Présidentielle 2024 : Les inacceptables conséquences d’un éventuel report
Les députés ont mis en place, hier, une Commission d’enquête parlementaire dans le but de revoir tout le processus électoral. L’enquête des députés devra notamment examiner les conditions d’élimination de certains candidats comme Karim Wade mais aussi des 41 recalés de la Présidentielle. La demande avait été faite par les députés libéraux de Wallu avec à sa tête Mamadou Lamine Thiam, président de leur groupe parlementaire. Le vote a été fait hier après de houleux débats entre la majorité et l’opposition. Finalement 120 députés ont voté pour et plus d’une vingtaine, contre.
En clair, au-delà des députés libéraux, ceux de Benno Bokk Yakaar de la majorité sont largement acquis à cette cause. Fondamentalement, ce que cherchent ces députés, c’est le report de l’élection présidentielle. Et ils ne s’en cachent pas, outre mesure. Thierno Alassane Sall qui avait été l’artisan du recours contre la candidature de Karim Wade a été pris à partie par certains députés. Comme d’habitude, l’Assemblée a montré un hideux visage du fait justement des comportements de certains d’entre eux.
Qu’à cela ne tienne, la Commission mise en place va installer incessamment son bureau pour commencer son travail. Une tâche qui sera loin d’être facile. Car, en toile de fond, c’est le travail du Conseil constitutionnel qui sera ausculté et remis en question. Et au-delà de ce travail, l’honnêteté et la crédibilité de certains juges du Conseil constitutionnel nommément accusés d’actes graves de corruption. Or, dans leurs communiqués sortis en des moments différents, l’Union des magistrats du Sénégal (Ums) et le Conseil constitutionnel ont tenu clairement à rappeler, à tous le principe de la séparation des pouvoirs au Sénégal et le fait qu’ils ne sont soumis qu’à l’autorité de la loi.
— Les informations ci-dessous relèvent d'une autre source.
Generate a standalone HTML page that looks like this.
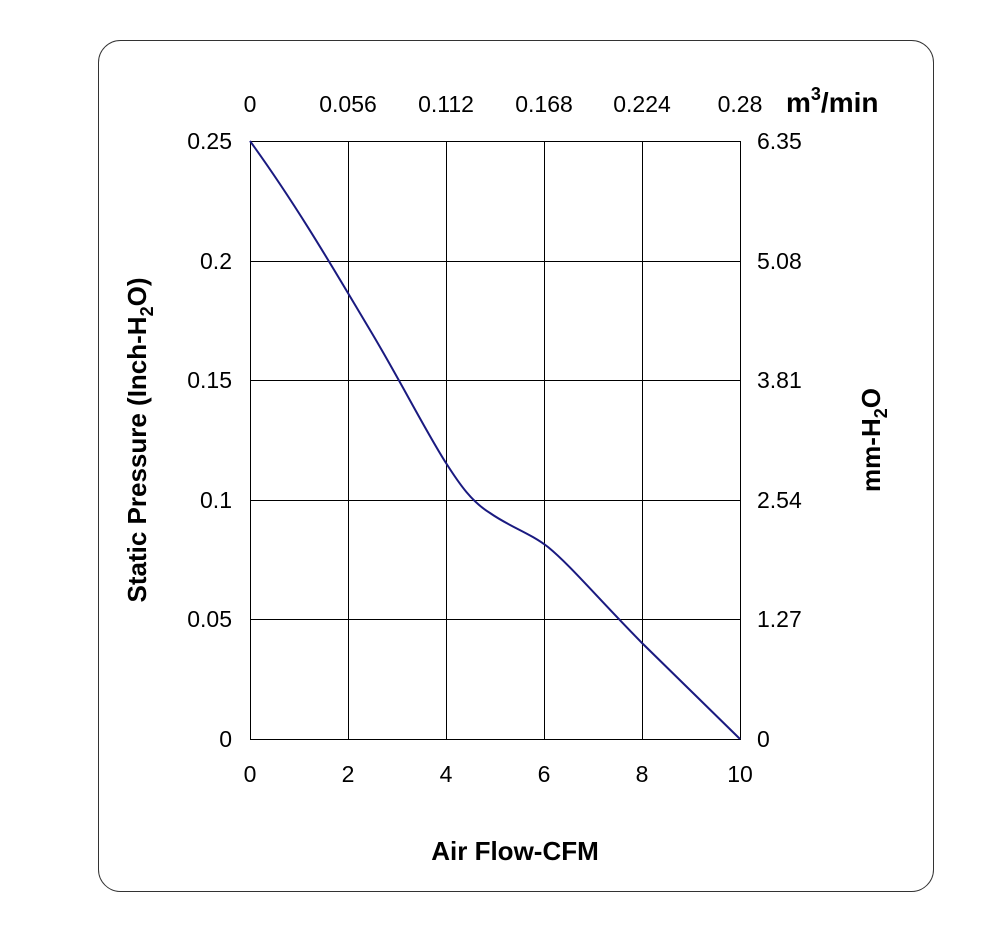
<!DOCTYPE html>
<html><head><style>body{margin:0;background:#fff}</style></head><body>
<svg width="1000" height="922" xmlns="http://www.w3.org/2000/svg" font-family="Liberation Sans, sans-serif">
<rect x="98.5" y="40.5" width="835" height="851" rx="22" fill="#fff" stroke="#333" stroke-width="1"/>
<g stroke="#000" stroke-width="1" fill="none">
<rect x="250.5" y="141.5" width="490" height="598"/>
<line x1="348.5" y1="141" x2="348.5" y2="739"/>
<line x1="446.5" y1="141" x2="446.5" y2="739"/>
<line x1="544.5" y1="141" x2="544.5" y2="739"/>
<line x1="642.5" y1="141" x2="642.5" y2="739"/>
<line x1="250" y1="261.5" x2="740" y2="261.5"/>
<line x1="250" y1="380.5" x2="740" y2="380.5"/>
<line x1="250" y1="500.5" x2="740" y2="500.5"/>
<line x1="250" y1="619.5" x2="740" y2="619.5"/>
</g>
<path d="M250,141 C300,210 340,280 370,330 C400,380 425,430 446,463 C460,485 472,502 490,513 C510,527 530,533 548,547 C570,565 595,595 642,643 L740,739" fill="none" stroke="#1a1a80" stroke-width="2"/>
<g font-size="23" fill="#000">
<g text-anchor="end">
<text x="232" y="149">0.25</text><text x="232" y="269">0.2</text><text x="232" y="388">0.15</text>
<text x="232" y="508">0.1</text><text x="232" y="627">0.05</text><text x="232" y="747">0</text>
</g>
<g text-anchor="start">
<text x="757" y="149">6.35</text><text x="757" y="269">5.08</text><text x="757" y="388">3.81</text>
<text x="757" y="508">2.54</text><text x="757" y="627">1.27</text><text x="757" y="747">0</text>
</g>
<g text-anchor="middle">
<text x="250" y="782">0</text><text x="348" y="782">2</text><text x="446" y="782">4</text>
<text x="544" y="782">6</text><text x="642" y="782">8</text><text x="740" y="782">10</text>
<text x="250" y="112">0</text><text x="348" y="112">0.056</text><text x="446" y="112">0.112</text>
<text x="544" y="112">0.168</text><text x="642" y="112">0.224</text><text x="740" y="112">0.28</text>
</g>
</g>
<g font-size="28" font-weight="bold" fill="#000">
<text x="786" y="112">m<tspan dy="-12" font-size="18">3</tspan><tspan dy="12">/min</tspan></text>
<text x="515" y="860" text-anchor="middle" font-size="26">Air Flow-CFM</text>
<text transform="translate(146,440) rotate(-90)" text-anchor="middle" font-size="26">Static Pressure (Inch-H<tspan dy="7" font-size="18">2</tspan><tspan dy="-7">O)</tspan></text>
<text transform="translate(880,440) rotate(-90)" text-anchor="middle" font-size="26">mm-H<tspan dy="7" font-size="18">2</tspan><tspan dy="-7">O</tspan></text>
</g>
</svg>
</body></html>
C’est dire qu’il sera peu probable que ces magistrats répondent à l’invitation de les entendre par cette Commission.
Un refus probable que des députés ont anticipé pour tirer à boulets rouges sur ces magistrats. Ces parlementaires ont tenu aussi à rappeler qu’ils peuvent entendre toute personne qui pourra leur permettre de connaître la vérité. En tout état de cause, la démarche de ses députés majoritaires à l’Assemblée nationale cache mal le dessein de reporter la présidentielle. Même si, par ailleurs, nous ne savons pas par quel canal on peut passer pour le faire.
Au cas où les manœuvres aboutissaient, ce sera un coup dur pour la démocratie et surtout une tâche sombre dans le bilan d’un Président de la République qui a tenu à ne pas déposer une troisième candidature. Car, en toile de fond, on aura eu l’impression qu’il a tout fait pour proroger son mandat et se maintenir au pouvoir. Cependant, les arguments des recalés notamment Karim Meissa Wade peuvent très bien être acceptables.
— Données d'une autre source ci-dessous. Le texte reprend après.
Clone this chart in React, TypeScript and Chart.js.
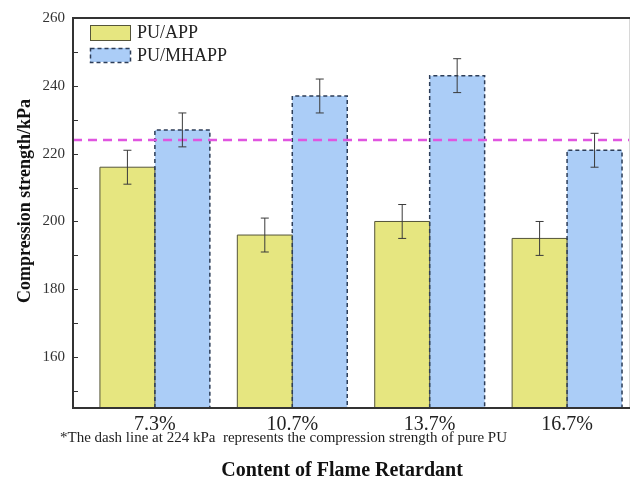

La sénégalité de ce fils de Wade ne souffre d’aucune réserve et certains députés comme le Docteur Cheikh Tidiane Gadio ont eu à démontrer pourquoi l’examen du parrainage par le Conseil constitutionnel a posé problème. Mais, tous ces arguments, aussi défendables qu’ils soient, ne sauraient justifier un report. Si on reprenait tout le processus, cela aura également pour conséquence, la dissolution du Conseil constitutionnel et la nomination de nouveaux ‘’sages’’. Ce qui serait inacceptable également à cette étape du processus.
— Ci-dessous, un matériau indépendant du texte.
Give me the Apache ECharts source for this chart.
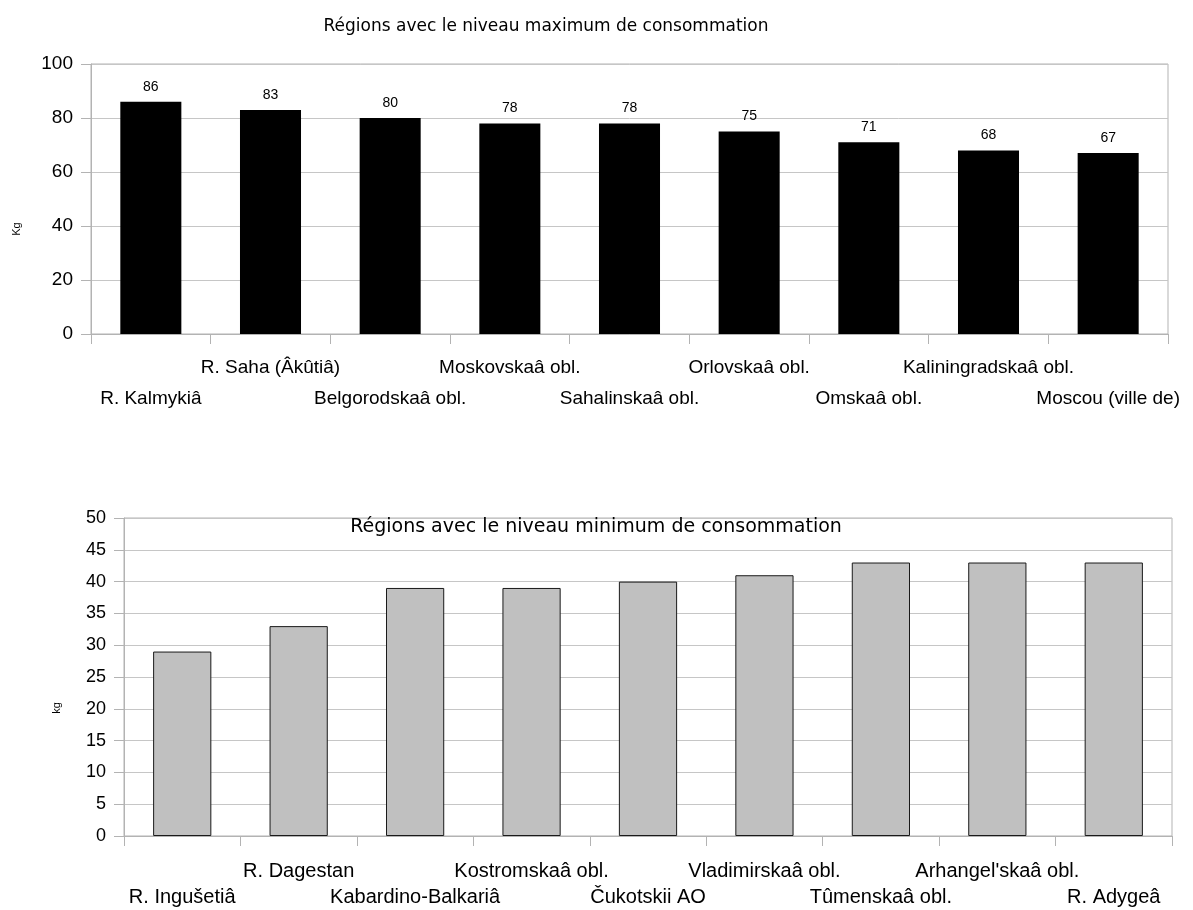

Malheureusement, le simple fait d’avoir mis en place cette Commission parlementaire avec la bénédiction de la majorité des députés jette un discrédit sérieux sur le processus en cours. Et ça aussi, c’est inacceptable. C’est dire que le Sénégal est vraiment en train de devenir une exception démocratique au sens négatif de cette expression parce que l’on aura assisté à toutes sortes de manœuvres pour éliminer ou faire repêcher des candidats.